### Task description
Reproduce exactly the lines below, from the first one through the line containing "line width=1.4, rounded", and omit any pictures.

### Data segment
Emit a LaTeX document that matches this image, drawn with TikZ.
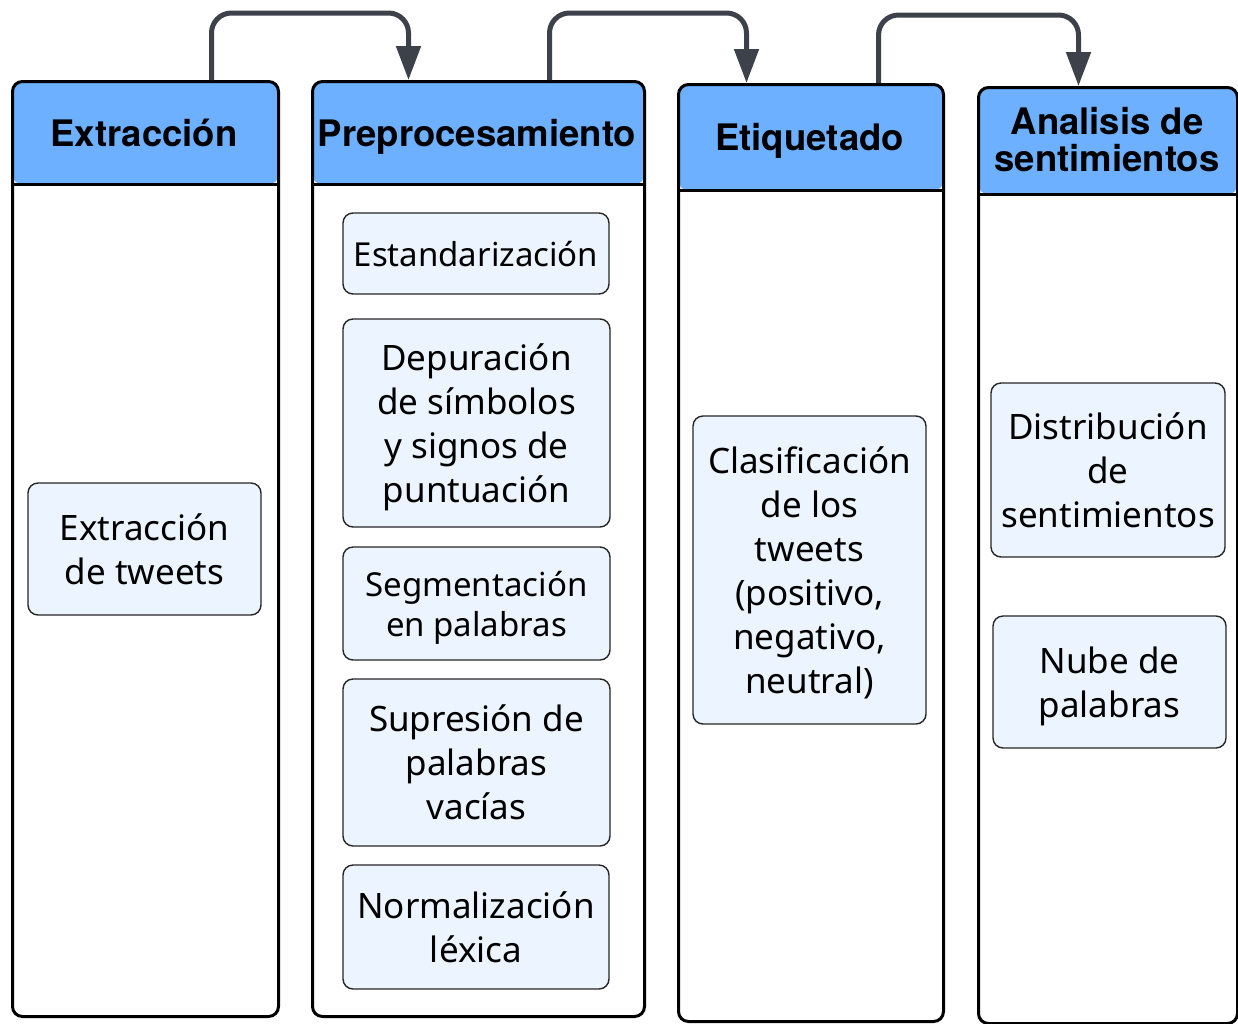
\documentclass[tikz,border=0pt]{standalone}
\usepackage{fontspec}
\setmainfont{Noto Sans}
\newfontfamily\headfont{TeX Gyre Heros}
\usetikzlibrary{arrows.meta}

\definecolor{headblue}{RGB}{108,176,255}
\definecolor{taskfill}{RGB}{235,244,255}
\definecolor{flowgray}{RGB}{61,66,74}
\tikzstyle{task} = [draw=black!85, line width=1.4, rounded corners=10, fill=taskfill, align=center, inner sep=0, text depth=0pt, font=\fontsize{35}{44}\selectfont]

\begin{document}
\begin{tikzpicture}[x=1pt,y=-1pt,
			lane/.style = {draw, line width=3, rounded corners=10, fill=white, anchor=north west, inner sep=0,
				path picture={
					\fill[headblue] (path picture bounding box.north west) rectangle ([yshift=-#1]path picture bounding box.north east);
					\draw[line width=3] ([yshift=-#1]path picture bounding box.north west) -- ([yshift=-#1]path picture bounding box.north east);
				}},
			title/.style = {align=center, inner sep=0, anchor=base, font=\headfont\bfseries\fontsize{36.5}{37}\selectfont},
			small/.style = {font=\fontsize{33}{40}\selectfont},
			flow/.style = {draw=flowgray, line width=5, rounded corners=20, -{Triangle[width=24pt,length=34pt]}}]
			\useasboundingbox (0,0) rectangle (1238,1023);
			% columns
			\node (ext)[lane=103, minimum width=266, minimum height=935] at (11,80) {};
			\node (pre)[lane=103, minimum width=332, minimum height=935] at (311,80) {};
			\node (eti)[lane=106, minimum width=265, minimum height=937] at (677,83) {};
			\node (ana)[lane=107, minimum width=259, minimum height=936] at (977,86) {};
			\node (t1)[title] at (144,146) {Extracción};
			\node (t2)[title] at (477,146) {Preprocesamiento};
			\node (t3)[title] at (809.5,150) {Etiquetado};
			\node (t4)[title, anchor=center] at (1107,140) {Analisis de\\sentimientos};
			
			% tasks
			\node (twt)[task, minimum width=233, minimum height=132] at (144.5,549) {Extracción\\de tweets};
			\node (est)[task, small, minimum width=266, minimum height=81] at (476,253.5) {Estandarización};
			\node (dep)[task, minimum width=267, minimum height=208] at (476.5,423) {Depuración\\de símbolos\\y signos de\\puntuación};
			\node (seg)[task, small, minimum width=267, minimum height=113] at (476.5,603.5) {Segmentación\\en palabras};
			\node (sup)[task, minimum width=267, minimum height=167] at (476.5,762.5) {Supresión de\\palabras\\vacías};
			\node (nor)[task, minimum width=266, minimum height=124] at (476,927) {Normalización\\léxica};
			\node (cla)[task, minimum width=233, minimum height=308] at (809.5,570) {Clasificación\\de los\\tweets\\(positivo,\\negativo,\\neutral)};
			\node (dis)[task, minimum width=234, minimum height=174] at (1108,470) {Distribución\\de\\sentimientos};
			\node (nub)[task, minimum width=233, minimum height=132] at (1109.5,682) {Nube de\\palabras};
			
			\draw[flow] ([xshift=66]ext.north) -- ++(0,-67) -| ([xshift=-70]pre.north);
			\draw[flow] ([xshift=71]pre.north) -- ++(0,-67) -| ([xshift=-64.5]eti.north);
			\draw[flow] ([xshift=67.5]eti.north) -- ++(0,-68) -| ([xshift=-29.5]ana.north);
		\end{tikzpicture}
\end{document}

### Task response
Emit a LaTeX document that matches this image, drawn with TikZ.
\documentclass[tikz,border=0pt]{standalone}
\usepackage{fontspec}
\setmainfont{Noto Sans}
\newfontfamily\headfont{TeX Gyre Heros}
\usetikzlibrary{arrows.meta}

\definecolor{headblue}{RGB}{108,176,255}
\definecolor{taskfill}{RGB}{235,244,255}
\definecolor{flowgray}{RGB}{61,66,74}
\tikzstyle{task} = [draw=black!85, line width=1.4, rounded corners=10, fill=taskfill, align=center, inner sep=0, text depth=0pt, font=\fontsize{35}{44}\selectfont]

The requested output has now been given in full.